I couldn’t listen to it anymore. No amount of words could be enough here, and my frustration and anger bubbled back up.
“Please leave, Elira.”
She gasped. “What?’
Outside the room, the commotion was endless—orders barked at nurses, footsteps echoing down sterile hallways—but in here, everything felt frozen. It almost felt as if something was trapped between what had already been lost and what still might be salvaged.
“I need you to leave,” I said firmly. “I don’t want you to be here. Not right now, and I’m getting to a point where I’m so fucking angry at you and even more at myself that just looking at you makes me sick to my stomach. I can only imagine how Gabriel will feel when he wakes up.”
I didn’t tell her that I was fucking terrified Gabriel would ask me to get lost too.
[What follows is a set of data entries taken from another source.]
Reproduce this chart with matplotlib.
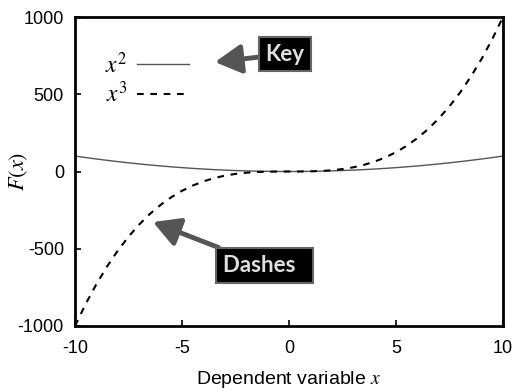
import matplotlib
matplotlib.use("Agg")
import matplotlib.pyplot as plt

plt.rcParams['font.family'] = 'sans-serif'
plt.rcParams['font.sans-serif'] = ['Liberation Sans', 'Arimo', 'DejaVu Sans']
plt.rcParams['mathtext.fontset'] = 'stix'
plt.rcParams['axes.unicode_minus'] = False

x_vals = [-10, -9.5, -9, -8.5, -8, -7.5, -7, -6.5, -6, -5.5, -5, -4.5, -4, -3.5, -3, -2.5, -2, -1.5, -1, -0.5,
          0, 0.5, 1, 1.5, 2, 2.5, 3, 3.5, 4, 4.5, 5, 5.5, 6, 6.5, 7, 7.5, 8, 8.5, 9, 9.5, 10]
sq_vals = [100, 90.25, 81, 72.25, 64, 56.25, 49, 42.25, 36, 30.25, 25, 20.25, 16, 12.25, 9, 6.25, 4, 2.25, 1, 0.25,
           0, 0.25, 1, 2.25, 4, 6.25, 9, 12.25, 16, 20.25, 25, 30.25, 36, 42.25, 49, 56.25, 64, 72.25, 81, 90.25, 100]
cube_vals = [-1000, -857.375, -729, -614.125, -512, -421.875, -343, -274.625, -216, -166.375, -125, -91.125, -64,
             -42.875, -27, -15.625, -8, -3.375, -1, -0.125,
             0, 0.125, 1, 3.375, 8, 15.625, 27, 42.875, 64, 91.125, 125, 166.375, 216, 274.625, 343, 421.875, 512,
             614.125, 729, 857.375, 1000]
x_ticks = [-10, -5, 0, 5, 10]
y_ticks = [-1000, -500, 0, 500, 1000]

fig = plt.figure(figsize=(5.19, 3.92), dpi=100)
ax = fig.add_axes([75/519, 1-326/392, (503-75)/519, (326-17)/392])

ax.plot(x_vals, sq_vals, color='#555555', lw=1.0, label='$x^2$')
ax.plot(x_vals, cube_vals, color='black', lw=1.5, dashes=(3.2, 3.2), label='$x^3$')

ax.set_xlim(-10, 10)
ax.set_ylim(-1000, 1000)
ax.set_xticks(x_ticks)
ax.set_yticks(y_ticks)
ax.tick_params(direction='in', length=4, width=1.2, labelsize=13, pad=8)
ax.tick_params(axis='x', pad=10)
for s in ax.spines.values():
    s.set_linewidth(2)

ax.set_xlabel('Dependent variable $x$', fontsize=14, labelpad=9)
ax.set_ylabel('$F(x)$', fontsize=16)
ax.yaxis.set_label_coords(-0.105, 0.5)

leg = ax.legend(loc='upper left', bbox_to_anchor=(0.021, 0.955), frameon=False, markerfirst=False,
                fontsize=17, handlelength=2.2, handletextpad=0.4, labelspacing=0.15)

bbox_style = dict(boxstyle='square,pad=0.3', fc='black', ec='#666666', lw=1.5)
arrow_style = dict(arrowstyle='-|>,head_length=1.0,head_width=0.55', color='#555555', lw=3.5,
                   shrinkA=0, shrinkB=0)
ax.annotate('Key', xy=(-3.46, 708), xytext=(-0.19, 760), textcoords='data',
            fontsize=16, fontweight='bold', family='Lato', color='#e0e0e0',
            ha='center', va='center', bbox=bbox_style, arrowprops=arrow_style)
ax.annotate('Dashes  ', xy=(-6.36, -327), xytext=(-3.08, -608), textcoords='data',
            fontsize=16, fontweight='bold', family='Lato', color='#e0e0e0',
            ha='left', va='center', bbox=bbox_style, arrowprops=arrow_style)

fig.savefig('out.png', dpi=100)
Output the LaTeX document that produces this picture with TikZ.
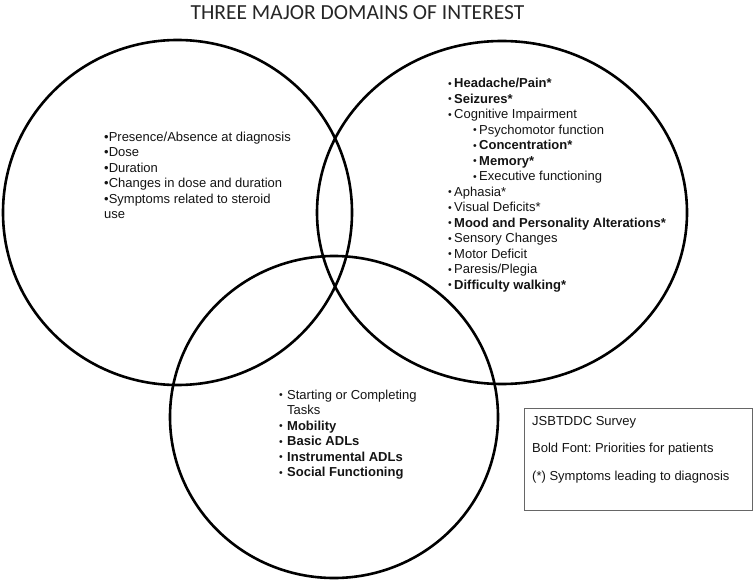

Or that he wouldn’t forgive me, as he shouldn’t.
And most of all, I struggled to get rid of this guilt of what I had done to this man who had been nothing but supportive, charming, and so goddamn understanding in recent months.
“I never wanted it to end like this,” Elira murmured, standing by the door.
“Neither did I,” I said quietly. “But that doesn’t absolve us of our guilt or our responsibilities.”
I stood and crossed to Gabriel’s bedside, letting my hand hover over his, not quite touching. He looked too still, too far away from the man I remembered—sharp eyes, sharper tongue, always calculating.
Would that man wake up and see me as a traitor? Or a solution? Would he be able to see me at all?
“I’ll make the offer,” I said to no one in particular. “He deserves the chance to say yes or to destroy us.”